Interesting article about Angela Garcia ("When Should Propaganda Begin?," issue of May 17-23). I noticed something interesting, though: Isn't the Fairview German Language School that her child attends a public school paid for by tax dollars?
It seems interesting that she (and it would appear the writer, Gregory Flannery) seems to feel that it's perfectly fine to take school money from the "big bad government" but not OK for the state to teach in school that part of being a citizen is defending that state. Would you be equally OK if I didn't like my child being exposed to information about the Rev. Martin Luther King Jr. in school and requesting that she be excused from all classes about civil rights? After all, such education is also tinged with the "There are religious issues, there are political issues that come into play" line of thinking Garcia talks about.
How about excusing my child from any classes that deal with evolution or any classes that deal with the cosmos that don't mention that God was the creator? Many people believe these things, too. Would you agree that all potentially delicate topics should be able to be skipped by parents who happen to disagree with that topic? Do you feel that's an appropriate approach for a public school supported by tax dollars? One which has as a goal the development of educated and civil citizens?
Was not Garcia perfectly free to express her own opinions about the military to her child? Is she somehow unable to express her beliefs coherently to her child? Where exactly lies the harm in exposing a child to our most cherished freedom, the freedom of speech — even that which is disagreed with? What was it about the presence of a career soldier that so frightens you and her that you feel that a child shouldn't even be exposed to what that person has to say?
I can certainly sympathize with somebody who feels that their child shouldn't be exposed to something. But our public schools are indeed an element of the government, and the government does indeed have a right to assert that the defense of that government is a noble and important element of society.
If Garcia is so opposed to the government asserting that it has a right to ask citizens to defend itself, why does she feel she somehow has the right to take the benefits of that government? I'd find her more persuasive if she didn't take such a hypocritical stand and placed her child in a private school, where she was the only one charged with paying for that education rather than all of the citizens who pay taxes in the city of Cincinnati.
I can't help but think of Orwell's statement that "Good people sleep peaceably in their beds at night only because rough men stand ready to do violence on their behalf." Too bad so many of these "good people" are hypocrites who are so willing to take the benefits of a society like ours without accepting any of the responsibilities of being members of such a society.
— Chris Dorr, Price Hill
Smiles, Not Stares for Military
I'm growing tired of this half-hearted support for our troops. I am in disagreement with this war, too, but I appreciate and honor the men and women in the military ("When Should Propaganda Begin?," issue of May 17-23).
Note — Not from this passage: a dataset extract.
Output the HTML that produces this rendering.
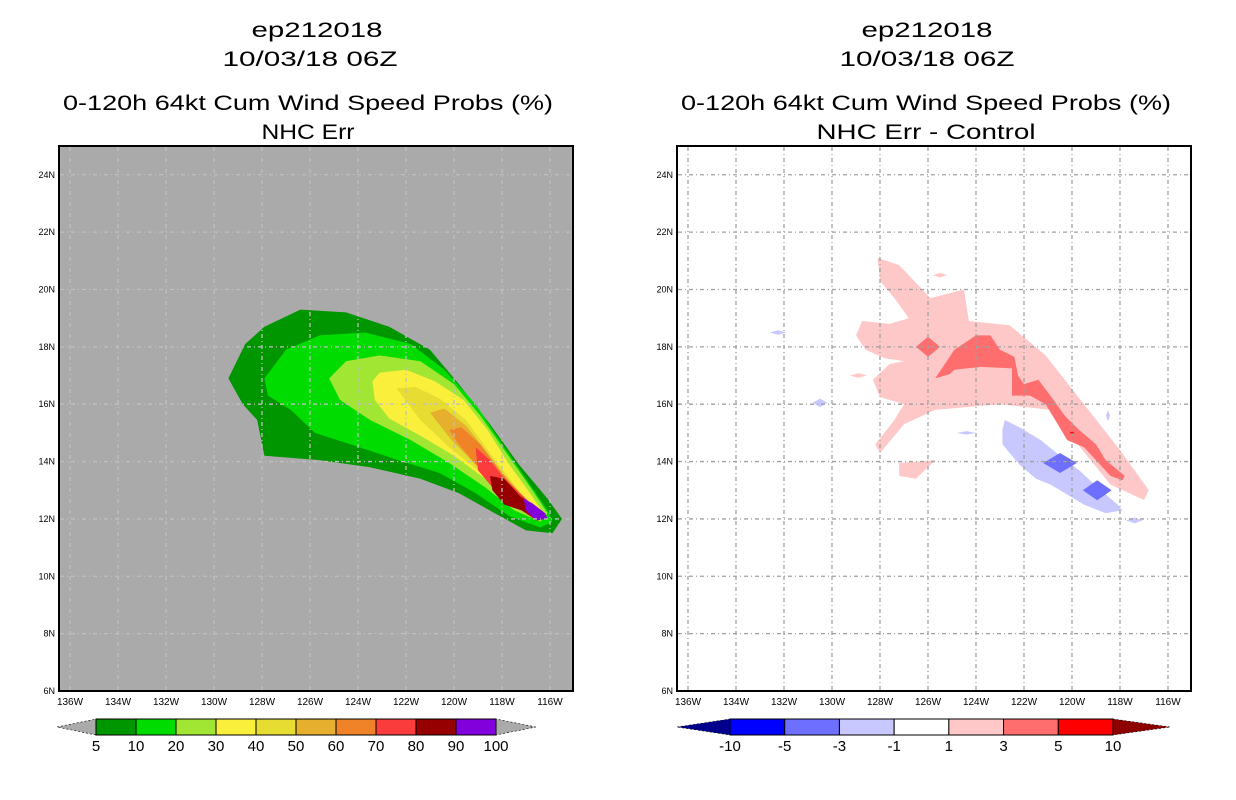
<!DOCTYPE html>
<html><head><meta charset="utf-8"><style>
body{margin:0;background:#fff;}
svg{display:block;}
text{font-family:"Liberation Sans",sans-serif;}
</style></head><body>
<svg id="s" width="1236" height="800" xmlns="http://www.w3.org/2000/svg">
<rect width="1236" height="800" fill="#fff"/>
<g font-size="21" text-anchor="middle" fill="#000">
<text x="317" y="37" textLength="131" lengthAdjust="spacingAndGlyphs">ep212018</text><text x="310" y="66" textLength="175" lengthAdjust="spacingAndGlyphs">10/03/18 06Z</text>
<text x="308" y="110" textLength="490" lengthAdjust="spacingAndGlyphs">0-120h 64kt Cum Wind Speed Probs (%)</text><text x="308" y="139" textLength="93" lengthAdjust="spacingAndGlyphs">NHC Err</text></g>
<g font-size="21" text-anchor="middle" fill="#000">
<text x="927" y="37" textLength="131" lengthAdjust="spacingAndGlyphs">ep212018</text><text x="927" y="66" textLength="175" lengthAdjust="spacingAndGlyphs">10/03/18 06Z</text>
<text x="926" y="110" textLength="490" lengthAdjust="spacingAndGlyphs">0-120h 64kt Cum Wind Speed Probs (%)</text><text x="926" y="139" textLength="219" lengthAdjust="spacingAndGlyphs">NHC Err - Control</text></g>
<g id="L"></g><g id="R"></g>
</svg>
<script>
const lonTicks=[136,134,132,130,128,126,124,122,120,118,116];
const latTicks=[24,22,20,18,16,14,12,10,8,6];
const leftLevels=[5,10,20,30,40,50,60,70,80,90,100];
const leftColors=['#009600','#00dc00','#a0e632','#faf03c','#e6dc32','#e6af2d','#f08228','#fa3c3c','#960000','#8200dc'];
const rightLevels=[-10,-5,-3,-1,1,3,5,10];
const rightColors=['#0000ff','#6e6eff','#c8c8ff','#ffffff','#ffc8c8','#ff6e6e','#ff0000'];
const p5=[[129.4,16.9],[128.7,18.1],[127.9,18.7],[126.4,19.3],[124.5,19.2],[122.7,18.7],[121.0,17.9],[119.8,16.7],[118.5,15.3],[117.3,13.9],[116.1,12.7],[115.5,12.0],[115.9,11.5],[117.0,11.6],[118.3,12.2],[119.8,12.9],[121.4,13.4],[123.5,13.8],[125.6,14.05],[127.9,14.2],[128.2,15.45],[128.8,16.0]];
const p10=[[127.9,16.9],[127.0,17.9],[125.6,18.4],[123.7,18.5],[121.8,18.1],[120.4,17.2],[119.1,16.0],[118.1,14.75],[117.0,13.4],[116.1,12.3],[115.9,11.9],[116.4,11.7],[117.7,12.1],[119.1,12.9],[120.6,13.6],[122.5,14.1],[124.3,14.6],[125.8,15.0],[126.8,15.8],[127.75,16.3]];
const p20=[[125.2,16.9],[124.5,17.5],[123.1,17.7],[121.4,17.5],[120.0,16.7],[118.9,15.6],[117.9,14.4],[116.9,13.2],[116.1,12.2],[116.4,11.9],[117.5,12.3],[118.7,13.1],[120.2,13.95],[121.8,14.75],[123.5,15.45],[124.75,16.15]];
const p30=[[123.4,16.8],[123.1,17.1],[122.0,17.2],[120.8,16.8],[119.6,16.15],[118.6,15.1],[117.7,13.9],[116.75,12.8],[116.2,12.1],[116.6,12.0],[117.6,12.66],[118.7,13.4],[120.0,14.2],[121.4,14.9],[122.7,15.5],[123.3,16.15]];
const p40=[[122.4,16.55],[121.6,16.6],[120.6,16.2],[119.5,15.45],[118.5,14.3],[117.5,13.2],[116.5,12.2],[116.8,12.1],[117.9,12.8],[119.0,13.7],[120.2,14.5],[121.4,15.45]];
const p50=[[121.0,15.7],[120.4,15.85],[119.5,15.25],[118.7,14.4],[117.75,13.35],[116.75,12.4],[117.0,12.2],[118.1,13.0],[119.1,13.9],[120.1,14.75]];
const p60=[[120.2,15.1],[119.7,15.2],[118.9,14.6],[118.1,13.7],[117.0,12.66],[117.25,12.5],[118.2,13.2],[119.1,13.9],[119.8,14.6]];
const p70=[[119.1,14.5],[118.5,14.05],[117.9,13.4],[117.0,12.7],[116.5,12.3],[116.2,12.0],[116.6,11.95],[117.5,12.5],[118.3,13.0],[119.0,13.7]];
const p80=[[118.5,13.5],[117.9,13.4],[117.25,12.8],[116.6,12.4],[116.2,12.0],[116.5,11.95],[117.2,12.3],[117.9,12.5],[118.4,13.0]];
const p90=[[117.1,12.7],[116.75,12.55],[116.2,12.2],[116.1,12.0],[116.6,11.95],[117.0,12.3]];
const leftPolys=[p5,p10,p20,p30,p40,p50,p60,p70,p80,p90];
const pinkMain=[[128.1,21.1],[127.2,20.85],[125.9,19.7],[124.5,20.0],[124.3,18.9],[122.6,18.75],[121.1,17.7],[119.5,16.0],[118.0,14.4],[116.8,13.0],[117.0,12.66],[118.4,13.2],[119.9,14.75],[120.9,15.8],[123.0,16.0],[125.7,15.8],[127.0,15.3],[128.0,14.3],[128.2,14.6],[127.4,15.45],[127.0,16.0],[128.0,16.25],[128.3,16.85],[127.6,17.4],[127.0,17.5],[127.8,17.6],[128.6,17.9],[129.0,18.4],[128.75,18.9],[127.6,18.8],[126.8,19.0],[127.4,19.7],[128.0,20.3]];
const pinkSmall=[[127.2,13.95],[125.7,14.05],[126.5,13.4],[127.2,13.5]];
const redMain=[[125.7,16.9],[124.9,17.9],[124.0,18.4],[123.4,18.4],[123.0,17.9],[122.4,17.65],[122.25,17.0],[122.0,16.7],[121.4,16.85],[120.9,16.3],[120.3,15.6],[119.7,15.1],[119.0,14.6],[118.6,14.05],[117.8,13.5],[117.9,13.35],[118.4,13.5],[119.0,14.05],[119.5,14.5],[120.2,14.75],[120.7,15.45],[121.1,16.0],[121.75,16.3],[122.5,16.3],[122.5,17.25],[123.8,17.3],[124.9,17.2],[125.1,17.05]];
const blueMain=[[122.8,15.45],[122.2,15.2],[121.3,14.75],[120.5,14.2],[119.7,13.7],[118.8,13.0],[118.1,12.5],[117.9,12.3],[118.6,12.2],[119.5,12.5],[120.3,12.9],[120.9,13.2],[121.5,13.4],[122.2,13.9],[122.9,14.6],[122.9,15.1]];
const redDots=[[126.0,18.0,0.5,0.35,'#ff6e6e'],[120.0,15.0,0.1,0.05,'#ff0000'],[125.5,20.5,0.3,0.08,'#ffc8c8'],[128.9,17.0,0.35,0.08,'#ffc8c8']];
const blueDots=[[120.5,13.95,0.7,0.35,'#6e6eff'],[118.95,13.0,0.6,0.35,'#6e6eff'],[132.25,18.5,0.35,0.08,'#c8c8ff'],[130.5,16.05,0.3,0.15,'#c8c8ff'],[124.4,15.0,0.4,0.06,'#c8c8ff'],[117.4,11.95,0.35,0.1,'#c8c8ff'],[118.5,15.6,0.08,0.2,'#c8c8ff']];
const NS='http://www.w3.org/2000/svg';
function X(lon,off){return off+70+(136-lon)*24;}
function Y(lat){return 691-(lat-6)*28.68;}
function mk(tag,parent,attrs){const e=document.createElementNS(NS,tag);for(const k in attrs)e.setAttribute(k,attrs[k]);parent.appendChild(e);return e;}
function pts(p,off){return p.map(q=>X(q[0],off).toFixed(1)+','+Y(q[1]).toFixed(1)).join(' ');}
function panel(g,off,bg){
  const r=mk('rect',g,{x:off+59,y:146,width:514,height:545,fill:bg});
  
  
  return r;
}
function grid(g,off,col){
  lonTicks.forEach(l=>{const x=X(l,off);if(x>off+60&&x<off+572){const ln=mk('line',g,{x1:x,y1:147,x2:x,y2:690,stroke:col,'stroke-width':1.3,'stroke-dasharray':'4,3,1,3'});
  
  }});
  latTicks.forEach(l=>{const y=Y(l);if(y>147&&y<690){const ln=mk('line',g,{x1:off+60,y1:y,x2:off+572,y2:y,stroke:col,'stroke-width':1.3,'stroke-dasharray':'4,3,1,3'});
  
  }});
}
function axes(g,off){
  const f=mk('rect',g,{x:off+59,y:146,width:514,height:545,fill:'none',stroke:'#000','stroke-width':2});
  
  
  lonTicks.forEach(l=>{const t=mk('text',g,{x:X(l,off),y:705,'font-size':10,'text-anchor':'middle'});t.textContent=l+'W';
  
  });
  latTicks.forEach(l=>{const t=mk('text',g,{x:off+55,y:Y(l)+3,'font-size':9,'text-anchor':'end'});t.textContent=l+'N';
  
  });
}
function dot(g,off,d){const [lo,la,w,h,c]=d;const cx=X(lo,off),cy=Y(la),dx=w*24,dy=h*28.68;
  const p=mk('polygon',g,{points:`${cx-dx},${cy} ${cx},${cy-dy} ${cx+dx},${cy} ${cx},${cy+dy}`,fill:c});
  
  }
function colorbar(g,levels,colors,x0,x1,lowTip,highTip,tipL,tipR){
  const n=colors.length,w=(x1-x0)/n,y0=719,h=16;
  const a=mk('polygon',g,{points:`${tipL},${y0+h/2} ${x0},${y0} ${x0},${y0+h}`,fill:lowTip,stroke:'#000','stroke-width':0.6,'stroke-dasharray':'2,2'});
  
  
  const b=mk('polygon',g,{points:`${tipR},${y0+h/2} ${x1},${y0} ${x1},${y0+h}`,fill:highTip,stroke:'#000','stroke-width':0.6,'stroke-dasharray':'2,2'});
  
  
  colors.forEach((c,i)=>{const r=mk('rect',g,{x:x0+i*w,y:y0,width:w,height:h,fill:c,stroke:'#000','stroke-width':1});
  
  });
  levels.forEach((l,i)=>{const t=mk('text',g,{x:x0+i*w,y:751,'font-size':15,'text-anchor':'middle'});t.textContent=l;
  
  });
}
const L=document.getElementById('L'),R=document.getElementById('R');


panel(L,0,'#aaaaaa');
leftPolys.forEach((p,i)=>{const e=mk('polygon',L,{points:pts(p,0),fill:leftColors[i]});
  
  });
grid(L,0,'#c0c0c0');axes(L,0);
colorbar(L,leftLevels,leftColors,96,496,'#aaaaaa','#aaaaaa',57,536);
panel(R,618,'#ffffff');
[[pinkMain,'#ffc8c8'],[pinkSmall,'#ffc8c8'],[redMain,'#ff6e6e'],[blueMain,'#c8c8ff']].forEach(([p,c])=>{const e=mk('polygon',R,{points:pts(p,618),fill:c});
  
  });
redDots.forEach(d=>dot(R,618,d));blueDots.forEach(d=>dot(R,618,d));
grid(R,618,'#a0a0a0');axes(R,618);
colorbar(R,rightLevels,rightColors,730,1113,'#00008c','#8c0000',677,1170);
</script>
</body></html>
I'm not proposing donations, letters or care packages to show support. In a nation where people lazily calm their conscience by hitting the "FWD" button on a "support the troops" email, those ideas are wistful. All I'm hoping for is the decency of a welcoming smile.
Upon arriving in an American airport after six months in Afghanistan, my sister — who serves in the U.S. Air Force — received stares, not smiles, much like glares from the Afghanistan people. It seems the troops are supported only on days of remembrance and awards. Our troops aren't welcome in their own country.
And now I see that their careers aren't even acceptable at a career day in schools. I hate to imagine my future child asking his aunt to speak at his career day and she's barred from even entering the school because her job is seen in such dishonor as to be categorized with a stripper.
— S. Edmond, Clifton
New Hope for OTR
I assume you are aware the National Historic Trust recently released its list of the 11 most endangered historic sites in the U.S., one of which was Over-the-Rhine. This places the neighborhood in the same category as the historic districts of New Orleans and the remaining staircase of the World Trade Center.
I have been disappointed, although not surprised, that the immediate press coverage has thus far treated this designation as having minor significance, when it's in fact a big deal. As the list was even announced by the head of the National Trust at a press conference in Over-the-Rhine, it's clear that federal support exists for the neighborhood.
The complexities, complications and planning issues of Over-the-Rhine are no longer a municipal matter but have now been elevated to national interests. It further qualifies investment and development in the region for tax credits, abatements, loans and even federal grants. This is an opportunity for the city, and I hope CityBeat provides coverage of this historic occassion.